For all that, Hotel Transylvania 3: Summer Vacation is a bit busier and more elaborate than the series' previous two iterations. It opens on a dark night in 1897, with a train full of incognito monsters (including Frank, aka Frankenstein’s Monster, voiced by Kevin James; and Murray the Mummy, voiced by Keegan-Michael Key) ambushed by wild-eyed and Yosemite Sam-like vampire hunter Abraham Van Helsing (voiced by Jim Gaffigan). After a speedy chase and standoff, Van Helsing is quickly defeated. But not vanquished: As soon as the train battle ends, we see more glimpses of his relentless pursuit of Dracula over the ensuing decades, through a fast-cutting and very funny montage of the veteran vampire hunter’s many failures. (Funny, random visual grace note: Van Helsing for some reason seems to have Dracula’s voluminous white double man-buns from the Francis Ford Coppola film Bram Stoker’s Dracula.)

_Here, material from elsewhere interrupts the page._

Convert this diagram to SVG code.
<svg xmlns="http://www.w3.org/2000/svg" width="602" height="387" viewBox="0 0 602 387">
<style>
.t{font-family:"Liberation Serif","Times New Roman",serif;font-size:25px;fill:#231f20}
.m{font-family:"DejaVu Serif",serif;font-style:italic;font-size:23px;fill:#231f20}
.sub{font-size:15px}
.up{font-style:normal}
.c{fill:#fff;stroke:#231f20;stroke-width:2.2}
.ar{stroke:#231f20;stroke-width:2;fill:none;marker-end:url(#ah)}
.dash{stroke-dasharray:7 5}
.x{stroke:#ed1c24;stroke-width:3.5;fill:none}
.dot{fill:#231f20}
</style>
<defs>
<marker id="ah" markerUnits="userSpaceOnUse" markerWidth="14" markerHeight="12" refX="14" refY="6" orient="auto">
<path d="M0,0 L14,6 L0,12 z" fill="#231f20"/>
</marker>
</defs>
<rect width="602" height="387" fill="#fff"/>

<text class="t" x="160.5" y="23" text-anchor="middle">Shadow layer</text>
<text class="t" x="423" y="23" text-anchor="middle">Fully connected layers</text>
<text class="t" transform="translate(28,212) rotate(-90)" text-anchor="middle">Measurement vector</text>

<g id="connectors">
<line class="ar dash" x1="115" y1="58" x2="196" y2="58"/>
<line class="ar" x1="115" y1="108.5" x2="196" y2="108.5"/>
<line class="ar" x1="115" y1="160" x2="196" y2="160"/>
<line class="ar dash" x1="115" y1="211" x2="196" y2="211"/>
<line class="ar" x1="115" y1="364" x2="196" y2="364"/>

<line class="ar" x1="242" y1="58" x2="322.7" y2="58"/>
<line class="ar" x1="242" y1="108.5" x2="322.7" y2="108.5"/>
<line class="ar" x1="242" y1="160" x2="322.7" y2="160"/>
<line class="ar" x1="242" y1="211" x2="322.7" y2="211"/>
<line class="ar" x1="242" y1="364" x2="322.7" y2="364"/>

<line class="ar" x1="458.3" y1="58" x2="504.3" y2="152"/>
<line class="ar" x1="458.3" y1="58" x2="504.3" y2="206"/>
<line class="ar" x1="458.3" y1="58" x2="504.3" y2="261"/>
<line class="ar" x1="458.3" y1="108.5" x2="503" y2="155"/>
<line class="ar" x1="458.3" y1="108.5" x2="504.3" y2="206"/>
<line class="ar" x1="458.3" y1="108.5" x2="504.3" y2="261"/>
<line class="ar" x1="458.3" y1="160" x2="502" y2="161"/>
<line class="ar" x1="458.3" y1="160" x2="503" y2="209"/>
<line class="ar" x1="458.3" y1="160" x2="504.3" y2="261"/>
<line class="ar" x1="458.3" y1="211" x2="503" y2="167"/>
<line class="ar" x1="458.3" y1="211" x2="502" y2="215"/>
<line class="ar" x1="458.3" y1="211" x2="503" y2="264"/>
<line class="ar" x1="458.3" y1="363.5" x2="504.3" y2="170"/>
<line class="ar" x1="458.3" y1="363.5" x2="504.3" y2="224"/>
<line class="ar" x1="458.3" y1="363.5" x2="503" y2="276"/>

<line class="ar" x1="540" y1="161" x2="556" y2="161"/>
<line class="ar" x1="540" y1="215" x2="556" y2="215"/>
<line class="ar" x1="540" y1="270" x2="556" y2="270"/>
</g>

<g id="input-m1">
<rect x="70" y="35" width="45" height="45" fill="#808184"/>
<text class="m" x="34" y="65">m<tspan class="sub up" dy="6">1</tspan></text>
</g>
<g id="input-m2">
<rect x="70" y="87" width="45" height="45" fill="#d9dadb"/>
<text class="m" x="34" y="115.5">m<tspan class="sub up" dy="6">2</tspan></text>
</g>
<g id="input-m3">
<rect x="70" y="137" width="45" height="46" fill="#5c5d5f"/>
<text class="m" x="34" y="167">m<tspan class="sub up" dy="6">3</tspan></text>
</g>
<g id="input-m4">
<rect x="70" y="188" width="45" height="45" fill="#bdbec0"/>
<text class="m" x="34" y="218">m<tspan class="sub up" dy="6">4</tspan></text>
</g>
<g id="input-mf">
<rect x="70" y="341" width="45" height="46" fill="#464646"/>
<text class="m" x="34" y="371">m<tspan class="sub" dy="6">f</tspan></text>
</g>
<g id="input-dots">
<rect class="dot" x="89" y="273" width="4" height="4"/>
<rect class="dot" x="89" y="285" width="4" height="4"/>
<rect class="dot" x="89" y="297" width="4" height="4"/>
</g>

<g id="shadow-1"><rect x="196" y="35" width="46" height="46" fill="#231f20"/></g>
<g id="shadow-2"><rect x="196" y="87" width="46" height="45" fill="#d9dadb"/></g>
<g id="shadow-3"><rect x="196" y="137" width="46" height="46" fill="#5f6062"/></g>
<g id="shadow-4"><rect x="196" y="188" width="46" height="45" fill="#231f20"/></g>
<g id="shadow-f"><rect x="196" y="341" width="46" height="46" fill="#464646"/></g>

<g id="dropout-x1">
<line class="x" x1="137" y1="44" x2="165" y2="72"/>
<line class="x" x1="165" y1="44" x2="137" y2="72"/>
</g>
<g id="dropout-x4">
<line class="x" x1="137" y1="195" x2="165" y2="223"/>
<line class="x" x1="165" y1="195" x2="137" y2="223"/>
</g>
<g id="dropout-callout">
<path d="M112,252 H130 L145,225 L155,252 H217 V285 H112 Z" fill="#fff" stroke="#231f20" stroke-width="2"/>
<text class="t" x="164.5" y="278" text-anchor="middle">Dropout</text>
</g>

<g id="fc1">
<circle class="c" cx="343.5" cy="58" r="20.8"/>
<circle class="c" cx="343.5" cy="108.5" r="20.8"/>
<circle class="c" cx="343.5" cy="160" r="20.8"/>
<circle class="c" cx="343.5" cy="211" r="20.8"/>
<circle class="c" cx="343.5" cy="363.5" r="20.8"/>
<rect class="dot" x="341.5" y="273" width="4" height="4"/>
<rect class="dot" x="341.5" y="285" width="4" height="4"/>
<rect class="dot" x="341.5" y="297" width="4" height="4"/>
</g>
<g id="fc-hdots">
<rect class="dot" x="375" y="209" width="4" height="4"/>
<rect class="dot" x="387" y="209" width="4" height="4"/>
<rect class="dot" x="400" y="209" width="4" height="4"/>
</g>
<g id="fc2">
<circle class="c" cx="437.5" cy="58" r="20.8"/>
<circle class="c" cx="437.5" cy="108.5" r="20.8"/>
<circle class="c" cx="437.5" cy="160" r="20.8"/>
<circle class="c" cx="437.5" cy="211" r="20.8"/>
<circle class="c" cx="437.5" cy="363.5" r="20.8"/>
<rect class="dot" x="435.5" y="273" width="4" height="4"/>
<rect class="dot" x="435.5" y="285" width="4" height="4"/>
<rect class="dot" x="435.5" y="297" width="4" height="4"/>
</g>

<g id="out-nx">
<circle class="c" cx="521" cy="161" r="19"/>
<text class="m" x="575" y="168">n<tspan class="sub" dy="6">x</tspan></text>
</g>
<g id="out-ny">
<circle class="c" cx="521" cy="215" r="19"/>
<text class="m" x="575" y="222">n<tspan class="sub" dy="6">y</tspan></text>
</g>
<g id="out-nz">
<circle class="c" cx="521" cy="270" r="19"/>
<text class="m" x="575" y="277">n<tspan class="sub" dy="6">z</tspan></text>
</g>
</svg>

That’s just the opening sequence, and it already feels like more plot than the last movie had in its entirety. But Van Helsing is a distant memory by the time we reach Dracula (aka Drac) in the present day, feeling lonely at Hotel Transylvania, his secret resort run by and for monsters, where demonic creatures and other surreal abominations of nature are allowed to vacation free of human meddling. Everybody around Drac seems to be getting married or starting families or finding love. Lonely himself, the long-widowed vampire tries a monster dating app on his phone and is disappointed at his options, which include a shrill witch who insists that he must love her many, many cats. (Look, I never said all the jokes landed.)

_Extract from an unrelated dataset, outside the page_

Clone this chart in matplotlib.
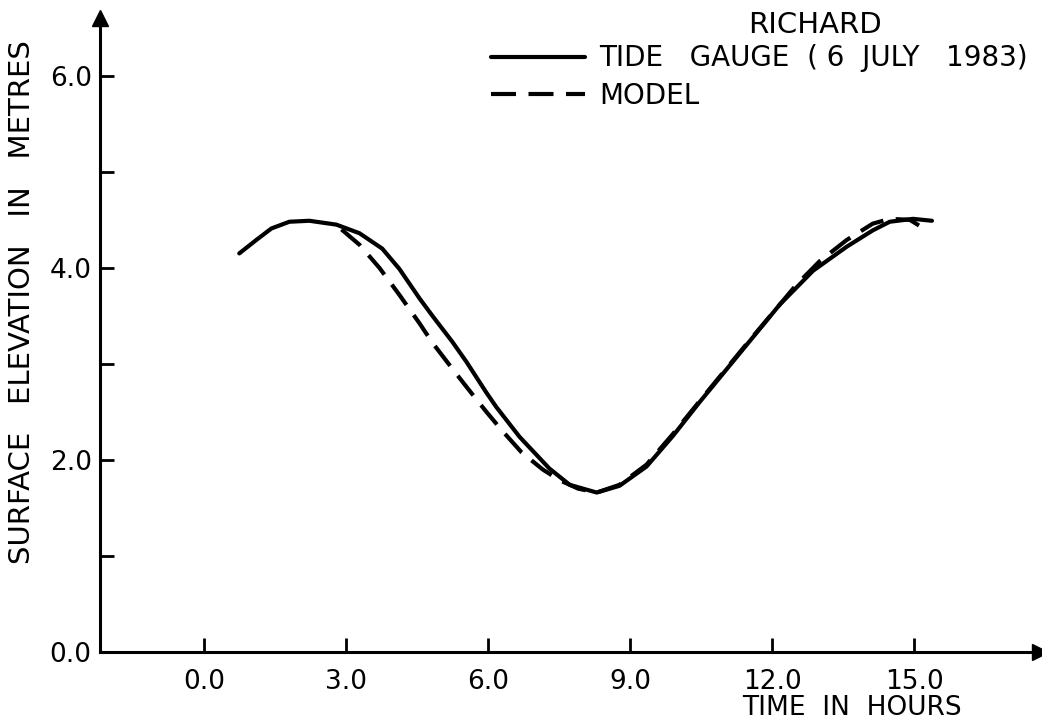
import matplotlib
matplotlib.use("Agg")
import matplotlib.pyplot as plt

# tide gauge record (solid)
gauge_t = [0.74, 1.1, 1.42, 1.8, 2.22, 2.79, 3.28, 3.76, 4.12, 4.55, 4.82, 5.24,
           5.54, 5.96, 6.17, 6.66, 7.29, 7.72, 8.29, 8.77, 9.34, 9.9, 10.46,
           11.46, 12.16, 12.86, 13.57, 14.12, 14.48, 14.97, 15.37]
gauge_h = [4.15, 4.29, 4.41, 4.48, 4.49, 4.45, 4.36, 4.2, 3.99, 3.68, 3.5, 3.23,
           3.02, 2.7, 2.55, 2.24, 1.91, 1.74, 1.66, 1.73, 1.93, 2.25, 2.6,
           3.2, 3.62, 3.97, 4.22, 4.39, 4.48, 4.51, 4.49]

# model output (dashed)
model_t = [2.9, 3.28, 3.7, 4.12, 4.55, 4.82, 5.24, 5.54, 5.96, 6.3, 6.7, 7.15,
           7.5, 7.9, 8.29, 8.77, 9.34, 9.9, 10.46, 11.46, 12.16, 12.5, 13.0,
           13.57, 14.12, 14.48, 14.9, 15.2]
model_h = [4.40, 4.24, 4.0, 3.72, 3.42, 3.22, 2.95, 2.76, 2.5, 2.3, 2.08, 1.9,
           1.79, 1.7, 1.66, 1.74, 1.95, 2.27, 2.61, 3.21, 3.62, 3.82, 4.07,
           4.29, 4.46, 4.51, 4.5, 4.41]

xticks = [0, 3, 6, 9, 12, 15]
xlabels = ["0.0", "3.0", "6.0", "9.0", "12.0", "15.0"]
yticks = [0, 1, 2, 3, 4, 5, 6]
ylabels = ["0.0", "", "2.0", "", "4.0", "", "6.0"]

plt.rcParams["font.family"] = ["DejaVu Sans"]

fig = plt.figure(figsize=(10.42, 7.26), dpi=100)
ax = fig.add_axes([0.096, 0.102, 0.902, 0.873])

ax.plot(gauge_t, gauge_h, color="black", lw=3.0, solid_capstyle="round",
        label="TIDE   GAUGE  ( 6  JULY   1983)")
ax.plot(model_t, model_h, color="black", lw=3.0, dashes=(6, 3),
        label="MODEL")

ax.set_xlim(-2.2, 17.65)
ax.set_ylim(0, 6.6)

for s in ["top", "right"]:
    ax.spines[s].set_visible(False)
for s in ["left", "bottom"]:
    ax.spines[s].set_linewidth(2.2)

# arrow heads on the axes
ax.plot(1, 0, ">k", ms=12, transform=ax.get_yaxis_transform(), clip_on=False)
ax.plot(-2.2, 1, "^k", ms=12, transform=ax.get_xaxis_transform(), clip_on=False)

ax.set_xticks(xticks)
ax.set_xticklabels(xlabels)
ax.set_yticks(yticks)
ax.set_yticklabels(ylabels)
ax.tick_params(axis="both", direction="in", length=10, width=2, labelsize=19)
ax.tick_params(axis="x", pad=12)
ax.tick_params(axis="y", pad=6)

ax.set_ylabel("SURFACE   ELEVATION   IN   METRES", fontsize=21)
ax.yaxis.set_label_coords(-0.068, 0.552)
fig.text(0.818, 0.025, "TIME  IN  HOURS", fontsize=19, ha="center", va="center")

fig.text(0.782, 0.966, "RICHARD", fontsize=21, ha="center", va="center")

ax.legend(loc="upper left", bbox_to_anchor=(0.389, 0.998), frameon=False,
          fontsize=20, handlelength=3.4, handletextpad=0.5, labelspacing=0.35)

fig.savefig("out.png", dpi=100, facecolor="white")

To help bring her father out of his gloom, Drac’s daughter (voiced by Selena Gomez) organizes an all-monster Atlantic cruise. (In one of the film’s more intricate gags, the trip begins with a ride on Gremlin Air, which is piloted and serviced by a group of mad, chew-everything-in-sight gremlins whose idea of a landing is to send the plane straight into free fall, cackling demonically as its wings and fuselage are shredded along the way.) Once on board the giant luxury ocean liner, the lovesick Drac falls for the ship’s acrobatic, beautiful and relentlessly cheery captain Ericka (voiced by Kathryn Hahn), who immediately seems to reciprocate. But it’s soon revealed that she is secretly the great-granddaughter of Abraham Van Helsing himself, determined to do what her famous forebear could not and wipe out Dracula and his kind forever.

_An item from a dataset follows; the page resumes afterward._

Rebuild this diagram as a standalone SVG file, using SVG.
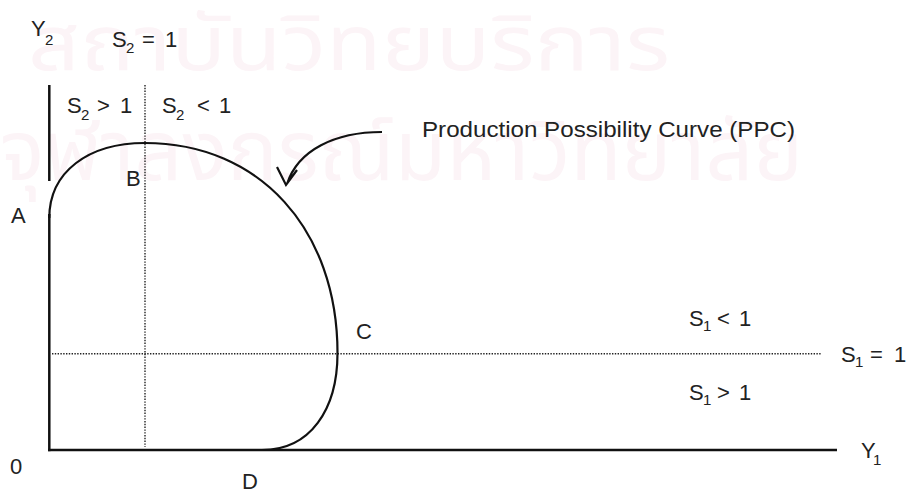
<svg xmlns="http://www.w3.org/2000/svg" width="909" height="494" viewBox="0 0 909 494">
<style>
  .wm { font-family: "Noto Sans Thai", "Noto Sans", "DejaVu Sans", sans-serif; fill: #fcf4f7; }
  .t { font-family: "Liberation Sans", Arial, sans-serif; font-size: 22px; fill: #222; }
  .sub { font-size: 15px; }
  .axis { stroke: #111; stroke-width: 2.5; fill: none; }
  .dot { stroke: #222; stroke-width: 1.4; stroke-dasharray: 1.4 1.4; fill: none; }
  .curve { stroke: #111; stroke-width: 2.2; fill: none; }
</style>
<rect width="909" height="494" fill="#fff"/>
<g id="watermark">
  <text class="wm" x="28" y="70" font-size="76" textLength="642" lengthAdjust="spacingAndGlyphs">สถาบันวิทยบริการ</text>
  <text class="wm" x="0" y="180" font-size="84" textLength="803" lengthAdjust="spacingAndGlyphs">จุฬาลงกรณ์มหาวิทยาลัย</text>
</g>
<g id="connectors">
  <line class="axis" x1="49.3" y1="85" x2="49.3" y2="181"/>
  <line class="axis" x1="49.3" y1="214" x2="49.3" y2="451.2"/>
  <line class="axis" x1="48" y1="450" x2="837" y2="450"/>
  <line class="dot" x1="145" y1="85" x2="145" y2="447"/>
  <line class="dot" x1="52" y1="353.7" x2="822" y2="353.7"/>
  <path id="ppc" class="curve" d="M49.3,218 C49.3,172 88,143 145,143 C260,143 337.5,230 337.5,353 C337.5,410 310,450 262,450"/>
  <path id="arrow" class="curve" d="M382,132 C335,132 298,150 287,184 M277,167 L286,185 L297,170"/>
</g>
<g id="label-Y2"><text class="t" y="36"><tspan x="31">Y</tspan><tspan class="sub" x="45" dy="9">2</tspan></text></g>
<g id="label-S2eq"><text class="t" y="47"><tspan x="112">S</tspan><tspan class="sub" x="126" dy="6">2</tspan><tspan x="142" dy="-6">=</tspan><tspan x="165">1</tspan></text></g>
<g id="label-S2gt"><text class="t" y="113"><tspan x="67">S</tspan><tspan class="sub" x="81" dy="7">2</tspan><tspan x="97" dy="-7">&gt;</tspan><tspan x="120">1</tspan></text></g>
<g id="label-S2lt"><text class="t" y="113"><tspan x="162">S</tspan><tspan class="sub" x="176" dy="7">2</tspan><tspan x="197" dy="-7">&lt;</tspan><tspan x="219">1</tspan></text></g>
<g id="label-PPC"><text class="t" x="422" y="137" textLength="373" lengthAdjust="spacingAndGlyphs">Production Possibility Curve (PPC)</text></g>
<g id="node-A"><text class="t" x="11" y="223">A</text></g>
<g id="node-B"><text class="t" x="126" y="186">B</text></g>
<g id="node-C"><text class="t" x="356" y="339">C</text></g>
<g id="node-D"><text class="t" x="242" y="489">D</text></g>
<g id="node-0"><text class="t" x="10" y="474">0</text></g>
<g id="label-S1lt"><text class="t" y="326"><tspan x="689">S</tspan><tspan class="sub" x="703" dy="5">1</tspan><tspan x="717" dy="-5">&lt;</tspan><tspan x="739">1</tspan></text></g>
<g id="label-S1eq"><text class="t" y="362"><tspan x="841">S</tspan><tspan class="sub" x="855" dy="5">1</tspan><tspan x="870" dy="-5">=</tspan><tspan x="894">1</tspan></text></g>
<g id="label-S1gt"><text class="t" y="400"><tspan x="689">S</tspan><tspan class="sub" x="703" dy="5">1</tspan><tspan x="717" dy="-5">&gt;</tspan><tspan x="739">1</tspan></text></g>
<g id="label-Y1"><text class="t" y="458"><tspan x="861">Y</tspan><tspan class="sub" x="873" dy="7">1</tspan></text></g>
</svg>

The conceit of a luxury cruise for monsters allows director Genndy Tartakovsky to go for broke when it comes to gaudy spectacle. The boat ride starts off at the Bermuda Triangle, here portrayed as a huge ditch in the ocean with a mountain of ships piled atop one another, and culminates at the lost city of Atlantis, a garish, underwater Vegas presided over by a giant crooning octopus. As he did with the previous films, Tartakovsky has a lot of fun with his material. How could he not? These figures sport sentient severed limbs and shape-shifting powers and bodies covered in shooting spikes. There must be something liberating about getting to animate characters like these and making them do whatever crazy thing you want. And we in the audience can actually sense this freedom — the film conveys it through the creativity of the monster designs and the demented energy with which they move. Late in the movie, there’s a wonderfully mad tango in a booby-trapped cave between Drac and Ericka, where he attempts to save her and, with each staccato twirl and twist, absorbs all manner of swinging axes and poison darts and flying daggers.

But for all its frantic eager-to-please-ness, Hotel Transylvania 3 doesn’t quite achieve the blissfully reliable drumbeat of hilarious throwaway gags that the earlier films managed. There are a few, of course: I think I chuckled most fondly at the game of shuffleboard being played using a chalk outline of a dead body; or maybe it was the chupacabra sidling up to the ship’s bar and being served a sheep in a martini glass. If it all amounts to little more than a lively trifle, is that such a bad thing? Like I said: disposable. I look forward to seeing it again someday, laughing out loud, and immediately forgetting it ever existed.